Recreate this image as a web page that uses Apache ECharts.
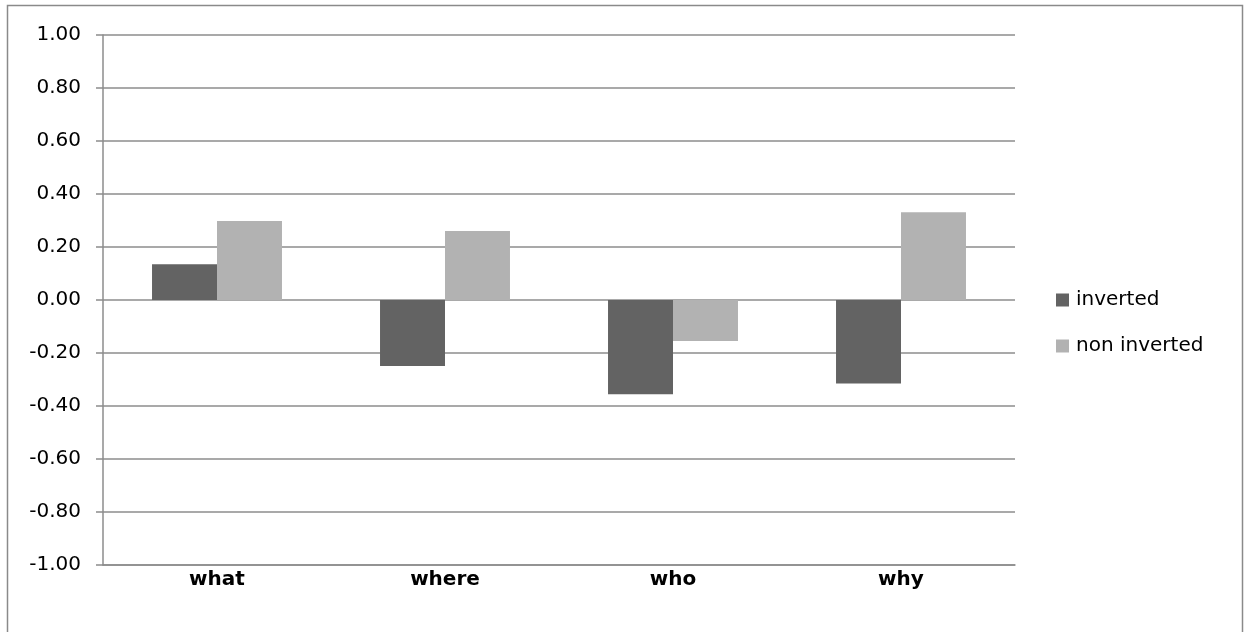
<!DOCTYPE html>
<html><head><meta charset="utf-8">
<script src="https://cdn.jsdelivr.net/npm/echarts@6/dist/echarts.min.js"></script>
<style>html,body{margin:0;padding:0;background:#fff}#c{width:1244px;height:632px}</style>
</head><body><div id="c"></div>
<script>
const categories = ['what', 'where', 'who', 'why'];
const inverted = [0.135, -0.249, -0.356, -0.315];
const nonInverted = [0.298, 0.26, -0.155, 0.331];
const seriesNames = ['inverted', 'non inverted'];

const chart = echarts.init(document.getElementById('c'));
const font = 'DejaVu Sans, Verdana, sans-serif';
chart.setOption({
  animation: false,
  backgroundColor: '#fff',
  textStyle: { fontFamily: font },
  graphic: [{
    type: 'rect', shape: { x: 7.5, y: 5.5, width: 1235, height: 640 },
    style: { fill: 'none', stroke: '#8a8a8a', lineWidth: 1.5 }, silent: true
  }],
  grid: { left: 103, right: 229, top: 35, bottom: 67, containLabel: false },
  legend: {
    orient: 'vertical', left: 1051, top: 285, itemGap: 26,
    itemWidth: 13, itemHeight: 13, icon: 'rect',
    textStyle: { fontSize: 20, color: '#000', fontFamily: font, padding: [0, 0, 0, 2] },
    data: seriesNames
  },
  xAxis: {
    type: 'category', data: categories, position: 'bottom',
    axisLine: { onZero: false, lineStyle: { color: '#8c8c8c', width: 1.5 } },
    axisTick: { show: false },
    axisLabel: { fontSize: 20, fontWeight: 'bold', color: '#000', margin: 5, fontFamily: font },
    splitLine: { show: false }
  },
  yAxis: {
    type: 'value', min: -1, max: 1, interval: 0.2,
    axisLine: { show: true, lineStyle: { color: '#8c8c8c', width: 1.5 } },
    axisTick: { show: true, inside: false, length: 7, lineStyle: { color: '#8c8c8c', width: 1.5 } },
    axisLabel: { fontSize: 20, color: '#000', margin: 22, fontFamily: font,
      formatter: v => v.toFixed(2) },
    splitLine: { lineStyle: { color: '#8c8c8c', width: 1.5 } }
  },
  series: [
    { name: seriesNames[0], type: 'bar', data: inverted, barGap: '0%', barCategoryGap: '43%',
      itemStyle: { color: '#636363' } },
    { name: seriesNames[1], type: 'bar', data: nonInverted, barGap: '0%', barCategoryGap: '43%',
      itemStyle: { color: '#b2b2b2' } }
  ]
});
</script></body></html>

- Problem to solve -
Only the lines from the top of the data through the line with "const seriesNames = ['inverted', 'non" should be quoted, exactly and with both ends kept; skip the pictures.

- The result -
Recreate this image as a web page that uses Apache ECharts.
<!DOCTYPE html>
<html><head><meta charset="utf-8">
<script src="https://cdn.jsdelivr.net/npm/echarts@6/dist/echarts.min.js"></script>
<style>html,body{margin:0;padding:0;background:#fff}#c{width:1244px;height:632px}</style>
</head><body><div id="c"></div>
<script>
const categories = ['what', 'where', 'who', 'why'];
const inverted = [0.135, -0.249, -0.356, -0.315];
const nonInverted = [0.298, 0.26, -0.155, 0.331];
const seriesNames = ['inverted', 'non inverted'];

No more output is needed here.